For the first time, our team got together to report on a black hole discovery, instead of rejecting one.
Tomer Shenar, Study Leader, Institute of Astronomy, KU Leuven and University of Amsterdam
Scientists also discovered that the star that created the black hole disappeared without leaving any traces of a massive explosion. The finding was made possible by six years of observations done with the Very Large Telescope (VLT) of the European Southern Observatory (ESO).
“We identified a ‘needle in a haystack,’” said Shenar, a Marie-Curie Fellow at Amsterdam University in the Netherlands who began the research at KU Leuven in Belgium. This is the first “dormant” stellar-mass black hole to be unmistakably discovered beyond the galaxy, according to the research team, despite numerous hypotheses for such black holes having been suggested.
When large stars near the end of their lives collide with one another due to gravity, stellar-mass black holes are created. This approach leaves behind a black hole in orbit with a bright companion star in a binary, a system of two stars rotating around one another. If the black hole does not generate significant amounts of X-Ray radiation, which is how these black holes are normally discovered, then it is said to be “dormant.”
“It is incredible that we hardly know of any dormant black holes, given how common astronomers believe them to be,” says co-author Pablo Marchant of KU Leuven. The newly discovered black hole circles a bright, blue star that is 25 times the mass of the Sun and is at least nine times as massive as the Sun.
Black holes that are dormant are especially difficult to locate since they do not interact with their environment.
For more than two years now, we have been looking for such black-hole-binary systems. I was very excited when I heard about VFTS 243, which in my opinion is the most convincing candidate reported to date.
Julia Bodensteiner, Study Co-Author and Research Fellow, European Southern Observatory
Nearly 1000 massive stars in the Tarantula Nebula area of the Large Magellanic Cloud were combed by the cooperation in search of potential black hole partners in order to locate VFTS 243. It is quite difficult to determine whether these companions are black holes since there are so many other potential explanations.

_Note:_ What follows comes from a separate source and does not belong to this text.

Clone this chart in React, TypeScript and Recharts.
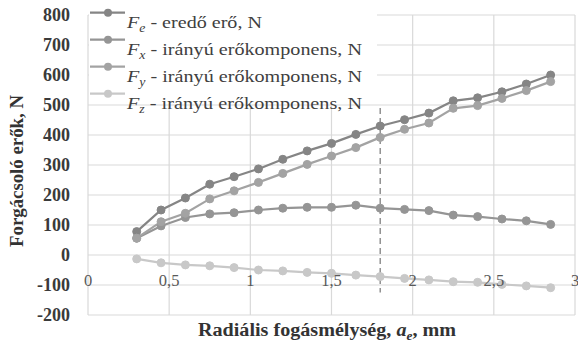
import React from 'react';
import { LineChart, Line, XAxis, YAxis, CartesianGrid, ReferenceLine } from 'recharts';

const depths = [0.3, 0.45, 0.6, 0.75, 0.9, 1.05, 1.2, 1.35, 1.5, 1.65, 1.8, 1.95, 2.1, 2.25, 2.4, 2.55, 2.7, 2.85];
const feValues = [78, 150, 190, 236, 261, 287, 319, 347, 372, 402, 430, 451, 473, 514, 524, 544, 570, 600];
const fxValues = [56, 97, 125, 137, 141, 150, 156, 159, 159, 166, 156, 152, 148, 133, 128, 120, 114, 102];
const fyValues = [56, 111, 139, 187, 214, 242, 272, 302, 330, 358, 392, 419, 440, 489, 498, 522, 548, 578];
const fzValues = [-13, -26, -33, -36, -42, -50, -53, -58, -61, -67, -72, -78, -83, -89, -91, -98, -103, -109];

const xTicks = [0, 0.5, 1, 1.5, 2, 2.5, 3];
const yTicks = [-200, -100, 0, 100, 200, 300, 400, 500, 600, 700, 800];

const seriesKeys = ['fe', 'fx', 'fy', 'fz'];
const seriesSubs = ['e', 'x', 'y', 'z'];
const seriesTexts = [' - eredő erő, N', ' - irányú erőkomponens, N', ' - irányú erőkomponens, N', ' - irányú erőkomponens, N'];
const seriesColors = ['#858585', '#959595', '#a3a3a3', '#c8c8c8'];

const markerDepth = 1.8;
const markerRange = [490, -125];

const data = depths.map((d, i) => ({ x: d, fe: feValues[i], fx: fxValues[i], fy: fyValues[i], fz: fzValues[i] }));

const FONT = "'Liberation Serif', 'Times New Roman', Tinos, 'DejaVu Serif', serif";

const XTick = (props: any) => {
  const { x, y, payload } = props;
  return (
    <text x={x} y={y - 29} textAnchor="middle" fontFamily={FONT} fontSize={16.5} fill="#595959">
      {String(payload.value).replace('.', ',')}
    </text>
  );
};

const XTitle = () => (
  <text x={198} y={336} fontFamily={FONT} fontSize={18} fontWeight="bold" fill="#333" textLength={258} lengthAdjust="spacingAndGlyphs">
    Radiális fogásmélység, <tspan fontStyle="italic">a</tspan>
    <tspan fontStyle="italic" fontSize={12} dy={4}>e</tspan>
    <tspan dy={-4}>, mm</tspan>
  </text>
);

const YTitle = () => {
  const cx = 17;
  const cy = 171;
  return (
    <text x={cx} y={cy} transform={`rotate(-90 ${cx} ${cy})`} textAnchor="middle" dominantBaseline="central" fontFamily={FONT} fontSize={18} fontWeight="bold" fill="#333" textLength={152} lengthAdjust="spacingAndGlyphs">
      Forgácsoló erők, N
    </text>
  );
};

const legendWidths = [135, 235, 235, 235];

const LegendBox = () => (
  <svg width={300} height={120} style={{ position: 'absolute', left: 89, top: 0 }}>
    <rect x={0} y={0} width={288} height={104} fill="#ffffff" />
    {seriesKeys.map((k, i) => {
      const cy = 12.7 + i * 27;
      return (
        <g key={k}>
          <line x1={1} x2={36} y1={cy} y2={cy} stroke={seriesColors[i]} strokeWidth={2.2} />
          <circle cx={19} cy={cy} r={4} fill={seriesColors[i]} />
          <text x={38} y={cy + 15} fontFamily={FONT} fontSize={17.5} fill="#404040" textLength={legendWidths[i]} lengthAdjust="spacingAndGlyphs">
            <tspan fontStyle="italic">F</tspan>
            <tspan fontStyle="italic" fontSize={12} dy={4}>{seriesSubs[i]}</tspan>
            <tspan dy={-4}>{seriesTexts[i]}</tspan>
          </text>
        </g>
      );
    })}
  </svg>
);

export default function App() {
  return (
    <div style={{ position: 'absolute', left: 0, top: 0, width: 578, height: 342, background: '#fff' }}>
      <LineChart width={578} height={342} data={data} margin={{ top: 15, right: 3, left: 0, bottom: 0 }}>
        <CartesianGrid stroke="#d9d9d9" strokeWidth={1.2} />
        <XAxis
          type="number"
          dataKey="x"
          domain={[0, 3]}
          ticks={xTicks}
          interval={0}
          axisLine={false}
          tickLine={false}
          tickSize={0}
          tickMargin={0}
          height={27}
          tick={<XTick />}
        />
        <YAxis
          type="number"
          domain={[-200, 800]}
          ticks={yTicks}
          interval={0}
          axisLine={false}
          tickLine={false}
          tickSize={0}
          tickMargin={18}
          width={88}
          tick={{ fontSize: 18, fontWeight: 'bold', fill: '#3a3a3a', fontFamily: FONT }}
        />
        <ReferenceLine
          segment={[{ x: markerDepth, y: markerRange[0] }, { x: markerDepth, y: markerRange[1] }]}
          stroke="#808080"
          strokeWidth={1.3}
          strokeDasharray="6 4"
        />
        {seriesKeys.map((k, i) => (
          <Line
            key={k}
            dataKey={k}
            stroke={seriesColors[i]}
            strokeWidth={2.2}
            dot={{ r: 4, fill: seriesColors[i], stroke: seriesColors[i], strokeWidth: 1 }}
            activeDot={false}
            isAnimationActive={false}
          />
        ))}
      </LineChart>
      <svg width={578} height={342} style={{ position: 'absolute', left: 0, top: 0, pointerEvents: 'none' }}>
        <XTitle />
        <YTitle />
      </svg>
      <LegendBox />
    </div>
  );
}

Shenar notes, “As a researcher who has debunked potential black holes in recent years, I was extremely skeptical regarding this discovery.” Co-author Kareem El-Badry, who Shenar refers to as the “black hole destroyer” who works at the Center for Astrophysics | Harvard & Smithsonian in the United States, expressed the same doubt.

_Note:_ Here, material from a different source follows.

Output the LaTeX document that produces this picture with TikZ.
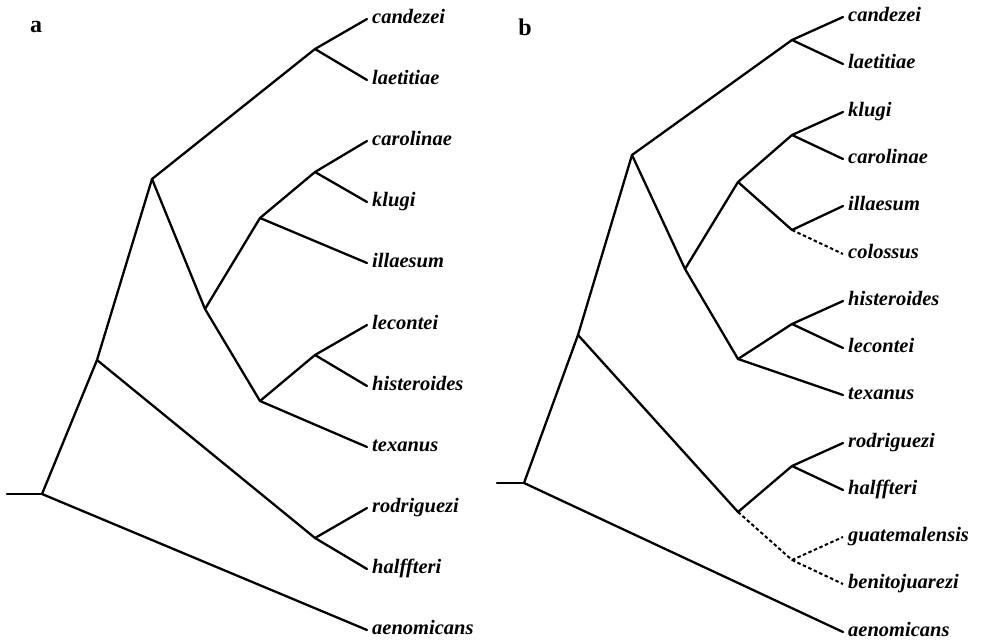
\documentclass[tikz,border=0pt]{standalone}
\usepackage{fontspec}
\setmainfont{Liberation Serif}
\begin{document}
\begin{tikzpicture}[x=1bp,y=-1bp,
  br/.style={line width=2.3bp, line cap=round, line join=round},
  dsh/.style={line width=2bp, dash pattern=on 3.5bp off 2.5bp},
  leaf/.style={anchor=base west, inner xsep=5bp, inner ysep=0pt, yshift=-4.7bp,
    font=\fontsize{20.5bp}{24bp}\selectfont\bfseries\itshape},
  plabel/.style={inner sep=0pt, font=\fontsize{24bp}{28bp}\selectfont\bfseries}]
\useasboundingbox (0,0) rectangle (981,644);
% ---------- panel a ----------
\node[plabel] (pa) at (36,27) {a};
\foreach \n/\y in {candezei/19, laetitiae/80, carolinae/141, klugi/202, illaesum/263,
  lecontei/325, histeroides/386, texanus/447, rodriguezi/508, halffteri/569, aenomicans/630}
  {\node[leaf] (a-\n) at (367,\y) {\n};}
\coordinate (a-s) at (7,494);
\coordinate (a-r) at (42,494);
\coordinate (a8) at (97,360);
\coordinate (a5) at (152,179);
\coordinate (a1) at (315,49);
\coordinate (a4) at (205,309);
\coordinate (a3) at (260,218);
\coordinate (a2) at (315,172);
\coordinate (a7) at (260,401);
\coordinate (a6) at (315,355);
\coordinate (a9) at (315,538);
\draw[br] (a-s) -- (a-r);
\draw[br] (a-r) -- (a8);
\draw[br] (a-r) -- ([yshift=4.7bp]a-aenomicans.base west);
\draw[br] (a8) -- (a5);
\draw[br] (a8) -- (a9);
\draw[br] (a5) -- (a1);
\draw[br] (a5) -- (a4);
\draw[br] (a1) -- ([yshift=4.7bp]a-candezei.base west);
\draw[br] (a1) -- ([yshift=4.7bp]a-laetitiae.base west);
\draw[br] (a4) -- (a3);
\draw[br] (a4) -- (a7);
\draw[br] (a3) -- (a2);
\draw[br] (a3) -- ([yshift=4.7bp]a-illaesum.base west);
\draw[br] (a2) -- ([yshift=4.7bp]a-carolinae.base west);
\draw[br] (a2) -- ([yshift=4.7bp]a-klugi.base west);
\draw[br] (a7) -- (a6);
\draw[br] (a7) -- ([yshift=4.7bp]a-texanus.base west);
\draw[br] (a6) -- ([yshift=4.7bp]a-lecontei.base west);
\draw[br] (a6) -- ([yshift=4.7bp]a-histeroides.base west);
\draw[br] (a9) -- ([yshift=4.7bp]a-rodriguezi.base west);
\draw[br] (a9) -- ([yshift=4.7bp]a-halffteri.base west);
% ---------- panel b ----------
\node[plabel] (pb) at (525,27) {b};
\foreach \n/\y in {candezei/17, laetitiae/64, klugi/112, carolinae/159, illaesum/206,
  colossus/254, histeroides/301, lecontei/348, texanus/395, rodriguezi/443, halffteri/490,
  guatemalensis/537, benitojuarezi/584, aenomicans/632}
  {\node[leaf] (b-\n) at (843,\y) {\n};}
\coordinate (b-s) at (497,483);
\coordinate (b-r) at (524,483);
\coordinate (b9) at (578,335);
\coordinate (b6) at (632,155);
\coordinate (b1) at (792,40);
\coordinate (b5) at (685,269);
\coordinate (b4) at (738,182);
\coordinate (b2) at (792,135);
\coordinate (b3) at (792,230);
\coordinate (b8) at (738,359);
\coordinate (b7) at (792,324);
\coordinate (b11) at (738,512);
\coordinate (b10) at (792,466);
\coordinate (b12) at (792,560);
\draw[br] (b-s) -- (b-r);
\draw[br] (b-r) -- (b9);
\draw[br] (b-r) -- ([yshift=4.7bp]b-aenomicans.base west);
\draw[br] (b9) -- (b6);
\draw[br] (b9) -- (b11);
\draw[br] (b6) -- (b1);
\draw[br] (b6) -- (b5);
\draw[br] (b1) -- ([yshift=4.7bp]b-candezei.base west);
\draw[br] (b1) -- ([yshift=4.7bp]b-laetitiae.base west);
\draw[br] (b5) -- (b4);
\draw[br] (b5) -- (b8);
\draw[br] (b4) -- (b2);
\draw[br] (b4) -- (b3);
\draw[br] (b2) -- ([yshift=4.7bp]b-klugi.base west);
\draw[br] (b2) -- ([yshift=4.7bp]b-carolinae.base west);
\draw[br] (b3) -- ([yshift=4.7bp]b-illaesum.base west);
\draw[dsh] (b3) -- ([yshift=4.7bp]b-colossus.base west);
\draw[br] (b8) -- (b7);
\draw[br] (b8) -- ([yshift=4.7bp]b-texanus.base west);
\draw[br] (b7) -- ([yshift=4.7bp]b-histeroides.base west);
\draw[br] (b7) -- ([yshift=4.7bp]b-lecontei.base west);
\draw[br] (b11) -- (b10);
\draw[dsh] (b11) -- (b12);
\draw[br] (b10) -- ([yshift=4.7bp]b-rodriguezi.base west);
\draw[br] (b10) -- ([yshift=4.7bp]b-halffteri.base west);
\draw[dsh] (b12) -- ([yshift=4.7bp]b-guatemalensis.base west);
\draw[dsh] (b12) -- ([yshift=4.7bp]b-benitojuarezi.base west);
\end{tikzpicture}
\end{document}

“When Tomer asked me to double check his findings, I had my doubts. But I could not find a plausible explanation for the data that did not involve a black hole,” says El-Badry.
The finding also gives the scientists a novel perspective on the procedures that go along with black hole development. Although it is thought by astronomers that a stellar-mass black hole develops when the center of a dying big star collapses, it is still unknown whether or not this is coupled with a violent supernova explosion.
The star that formed the black hole in VFTS 243 appears to have collapsed entirely, with no sign of a previous explosion. Evidence for this ‘direct-collapse’ scenario has been emerging recently, but our study arguably provides one of the most direct indications. This has enormous implications for the origin of black-hole mergers in the cosmos.
Tomer Shenar, Study Leader, Institute of Astronomy, KU Leuven and University of Amsterdam
The Fiber Large Array Multi Element Spectrograph (FLAMES) instrument on ESO’s VLT observed the Tarantula Nebula for six years in order to find the black hole in VFTS 243.
Despite the nickname “black hole police,” the team actively encourages scrutiny and hopes that the work they have done, which was recently published in Nature Astronomy, will lead to the identification of additional stellar-mass black holes orbiting massive stars, of which thousands are thought to exist in the Milky Way and the Magellanic Clouds.
“Of course I expect others in the field to pore over our analysis carefully, and to try to cook up alternative models. It's a very exciting project to be involved in,” concludes El-Badry.
Journal Reference:
Shenar, T., et al. (2022) An X-ray-quiet black hole born with a negligible kick in a massive binary within the Large Magellanic Cloud. Nature Astronomy. doi.org/10.1038/s41550-022-01730-y.